Rohan, Amalie and the Seaweed Investigation
A Learning Story by Rohan, Amalie and Michelle
During our field trip to Lincoln Park for low tide Amalie was amazed at the large, beautiful seaweed that was floating by. She began collecting it and showing it around to everyone – ooh-ing and awe-ing about its beauty. This caught Rohan’s attention. So he began to collect it with her. They began really looking at the different types of seaweed. They were getting frustrated because they had too much seaweed to carry around and they really wanted to display and share these treasures. They decided to clear off a space on the cement just above the rocks and began laying out all the different types of seaweed. They began drawing an audience of other kids, adults and people just walking by.
I had brought low tide and sea life books along for identification. I handed Rohan one of the books and he began to identify the seaweed. Amalie had some previous knowledge from studying seaweed before and they went back and forth about which seaweed was which from the book. Other kids were guessing what the different seaweed was and even started giving the different seaweed nick names.
As it approached time for us to leave, I could see that Amalie was starting to panic about all the work they had put into this project and having to leave it. She and Rohan talked back and forth about what they could do and how we could transport it since they had decided they wanted to dry it out at school. As I listened, I offered something that I don’t usually do since we almost always leave everything we find on the beach, at the beach. I handed them some bags so that they could continue their investigation at school. They both gently laid the seaweed into the bags.

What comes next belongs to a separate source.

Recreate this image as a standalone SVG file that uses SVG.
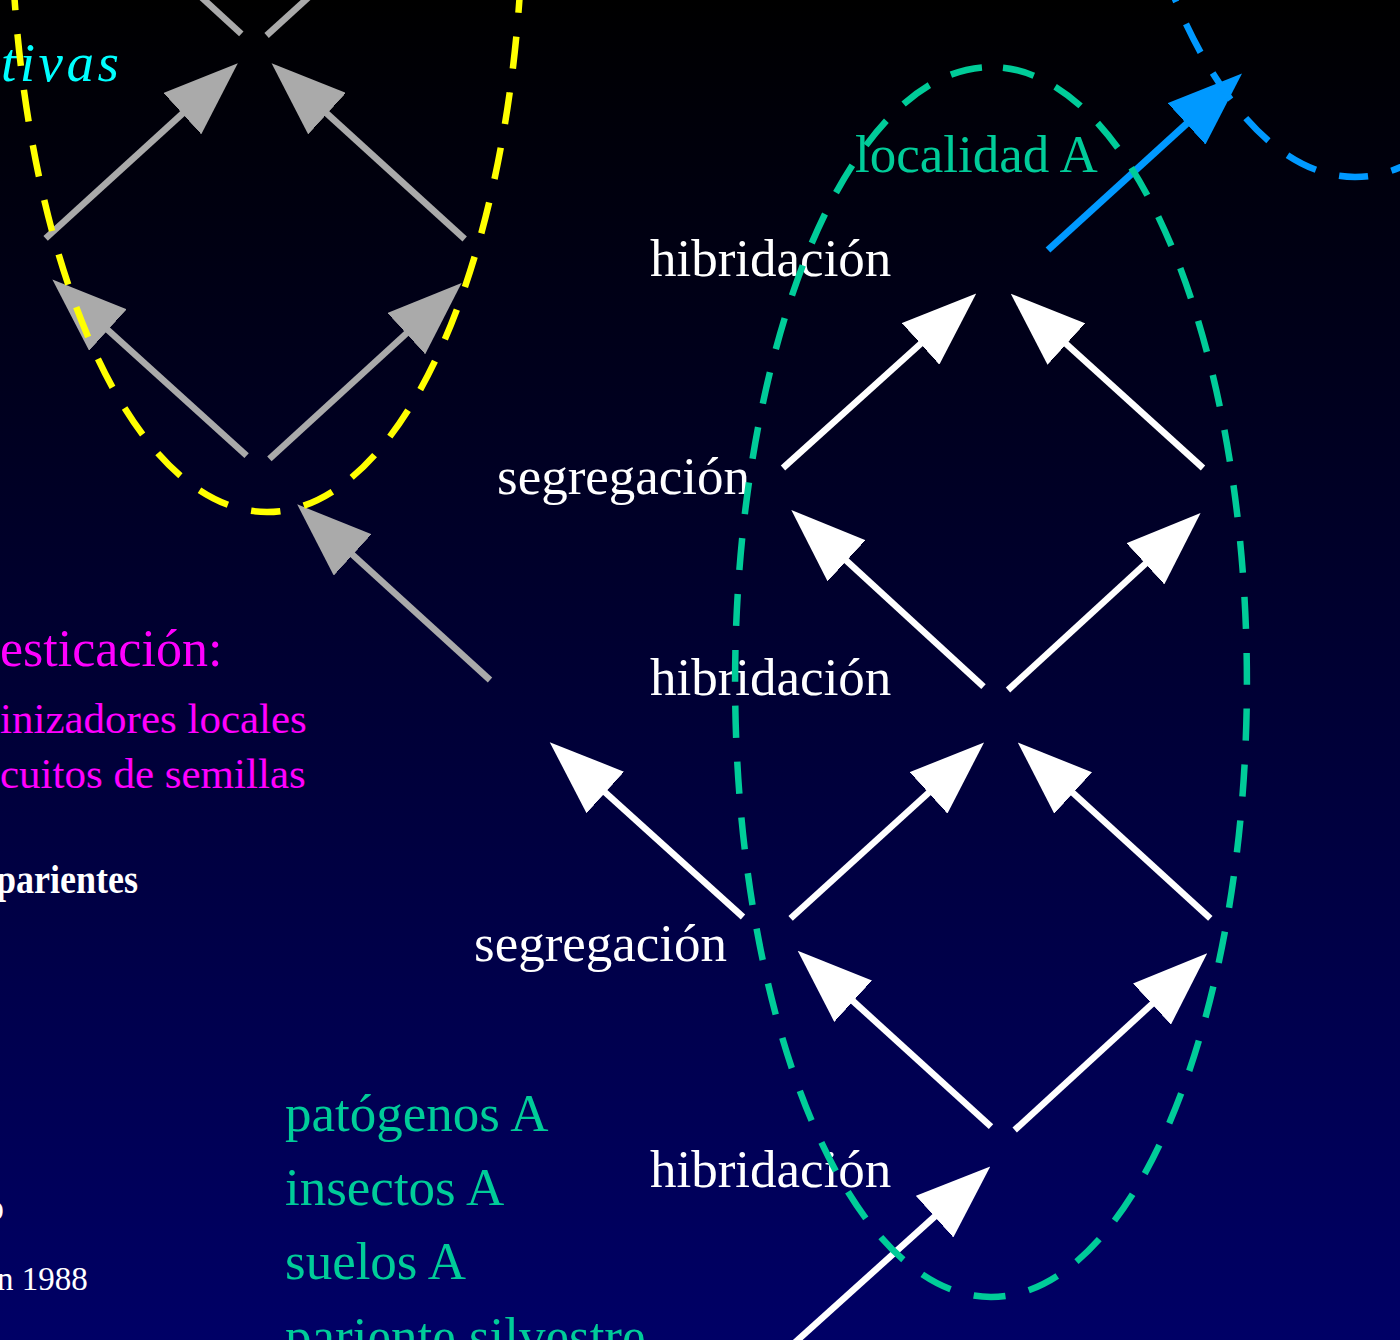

As soon as we got back to school, they ran to the side yard to lay the seaweed out to dry. The following school day, they both helped me to bring the seaweed in to display on a large table where I had seaweed identification books, paper and colored pencils out. We spent the entire morning researching, as a class, the different names of the seaweed, why they have these names and then drawing and labeling the specimens and writing a little bit about what we learned from the seaweed.
What it means
Rohan and Amalie, you really came together as a team to create a beautiful and engaging display of the different types of seaweed that you collected. You really stuck to what you wanted to do and found a way to display the seaweed and engage others at the beach. You also followed through with your desire to bring it back to school and we came up with a plan that allowed you to do this. Your passion for the seaweed and for sharing your passion with others was catching. The entire class now knows something they didn’t know before because of your willingness to share your project and the information you learned. I also noticed that you did all of this work and negotiating without losing your patience with each other, especially since I’ve seen you struggle to work together in the past. I have also noticed that you have turned this love of nature you both share into working on the hillside in the big yard together in a very cooperative and gentle way. Thank you for your interest, your passion and your commitment to sharing this love of nature with all of us and for showing us that a shared love of something like seaweed investigation can bring two people together and create a strong bonding friendship.
Opportunities and Possibilities
Watching two people who generally won’t play with the opposite gender, come together over this very simple act of seaweed collection and identification is a good reminder that crossing bias lines often comes when we join in a shared interest activity. I think this type of crossing over can be life changing in the struggle for kids to see that boys can work with girls and vice versa and that even if we are very different people or personalities or any other differences that we can love working together out of a passion for a shared interest. Partnering kids with others for different activities, even against their wishes often brings about this same effect especially if you know the kids and what interests they may share. Being open to them bringing the seaweed back to school, allowed them to feel proud, and to work as a team to share their knowledge with the rest of the class – remembering, that as a teacher, saying “yes” is so important and can change everything. Having kids teach each other is something I value and seeing this unfold has inspired me to have even more “child teaching” occur.